Ferry Juliantono juga memaparkan bahwa program ini merupakan salah satu langkah untuk memperkuat perekonomian daerah. Ia yakin koperasi akan memanfaatkan peluang ini untuk berinovasi dan menawarkan solusi baru yang menguntungkan bagi masyarakat.
Keselarasan dengan Konstitusi
Kebijakan ini sejalan dengan amanat Pasal 33 Undang-Undang Dasar 1945, yang menyatakan bahwa sumber daya alam harus dikelola untuk kemakmuran rakyat. Melalui koperasi, pengelolaan tambang diharapkan dapat lebih merata dan adil, tercegahnya dominasi perusahaan besar.
Menkop juga menegaskan perlunya dukungan infrastruktur dan pelatihan untuk koperasi agar dapat mengelola tambang dengan baik. "Koperasi harus dibekali kompetensi yang mumpuni untuk bisa bersaing di bidang pertambangan," ujarnya.
Tantangan dan Harapan
Namun, langkah ini bukan tanpa tantangan.

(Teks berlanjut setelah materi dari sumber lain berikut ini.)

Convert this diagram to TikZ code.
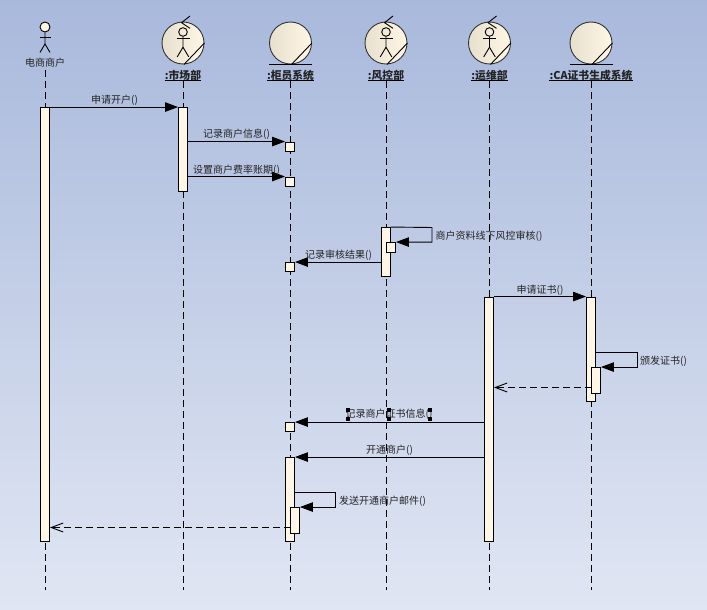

Koperasi yang terlibat harus memiliki kapasitas dan pemahaman yang cukup dalam mengelola tambang untuk memastikan keberlanjutan dan lingkungan yang aman. Pengawasan dari pemerintah juga diperlukan untuk mencegah praktik eksploitatif yang dapat merugikan lingkungan dan masyarakat.
Meski begitu, pemerintah tetap optimis bahwa dengan adanya aturan baru ini, koperasi bisa menjadi penggerak utama dalam pengelolaan tambang yang berkelanjutan dan berorientasi pada kesejahteraan masyarakat. Diharapkan, langkah ini akan membuka jalan bagi kedepan yang lebih cerah bagi sektor koperasi dan masyarakat yang tergantung pada sumber daya alam di daerahnya.